Amazon marketplace sellers are confronting unprecedented challenges amid intensifying e-commerce competition. The Fulfillment by Amazon (FBA) service, once considered a growth engine, has transformed into a profit-eroding dilemma. Soaring logistics costs burden sellers while storage limitations constrain sales potential. How can merchants survive under these dual pressures?
FBA Storage Limits: The Growth Ceiling for Sellers
Amazon's tightening control over FBA manifests most visibly in strict storage limitations. These restrictions don't merely impact sales—they cap growth potential. Molson Hart, CEO of educational toy brand Viahart, revealed his company spent $4 million on FBA last year, yet still faces inventory restrictions. Amazon's allocated 4,270-unit capacity falls dramatically short of Viahart's projected 243,000-unit Christmas season demand, directly causing lost sales opportunities.
Numerous sellers report recent FBA storage limit reductions preventing timely replenishment and missing sales windows. Even when considering third-party logistics (3PL) alternatives, sellers hesitate due to Amazon's algorithm favoring FBA products in search results. This creates a paradox—while FBA grows increasingly expensive and restrictive, it remains indispensable for marketplace competitiveness.
Despite FBA's logistical convenience, sellers lack autonomy—they cannot purchase additional capacity and remain subject to unpredictable policy changes without effective communication channels from Amazon, exacerbating merchant anxiety.
Rising FBA Fees: The Profit Squeeze
Amazon's continuous FBA fee increases significantly erode seller margins. Since 2020, FBA costs have risen over 30%. The platform implemented two delivery fee hikes in June 2021 and January 2022, followed by April 2022's fuel and inflation surcharges and peak season fees. Storage costs also increased early 2022. The 2023 fee structure adjustment affects multiple categories including fulfillment outbound fees, standard-size non-peak monthly storage, utilization surcharges, aged inventory fees, and removal/disposal costs—all trending upward.
These cumulative increases force sellers to raise prices, yet Amazon's policies prohibit offering lower prices elsewhere without penalty. This compels cross-channel price synchronization, diminishing overall competitiveness and creating an inescapable predicament.

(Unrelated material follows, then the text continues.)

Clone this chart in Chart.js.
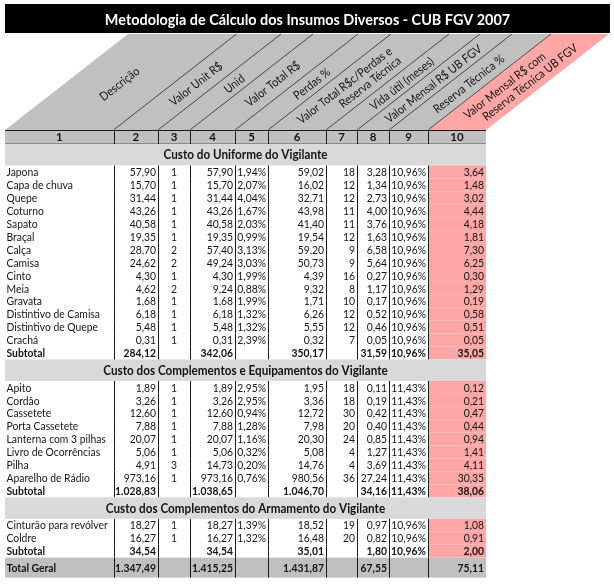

Prime Membership: The FBA Imperative
FBA restrictions and fee increases ultimately stem from Amazon's Prime membership ecosystem. As Prime members represent Amazon's core customer base, platform policies prioritize their experience, demanding increasingly stringent FBA standards.
Consequently, FBA transitions from optional to mandatory. Marketplace Pulse research indicates over 90% of top Amazon sellers use FBA, with Chinese sellers nearly universally dependent. Without FBA, marketplace competitiveness becomes unattainable, creating an imbalanced power dynamic favoring Amazon.
The Independent Store Dilemma
Despite rising Amazon operational costs, the platform remains many sellers' primary channel. Viahart's data shows Amazon store sales dwarfing Shopify independent store performance, with 30-day visitor counts vastly favoring Amazon, demonstrating its enduring traffic advantage.
However, overreliance carries risk. Diversification through independent stores presents an alternative, despite higher customer acquisition costs. Independent platforms offer brand control, customer relationship management, and policy autonomy while enabling differentiated marketing and personalized services to boost loyalty.
Seller Strategies: Precision Operations and Risk Mitigation
Amazon sellers must adopt proactive approaches to counter FBA challenges:
- Precision inventory management: Leverage analytics for accurate demand forecasting and stock optimization to prevent overstocking/stockouts and reduce storage expenses.
- Channel diversification: Expand into independent stores and social commerce to decrease Amazon dependence and distribute risk.
- Cost optimization: Refine logistics strategies through multi-carrier partnerships to secure competitive pricing.
- Risk management: Monitor policy changes closely and adapt operations promptly to minimize disruption.
- Brand enhancement: Invest in brand development, product quality, and service excellence to increase customer loyalty and reduce price sensitivity.
Conclusion
Amazon's tightening FBA policies demand elevated operational sophistication. Sellers must evolve from expansive growth to meticulous management and from platform dependence to multi-channel development. As e-commerce continues evolving, adaptability will determine which sellers thrive amidst perpetual market transformation.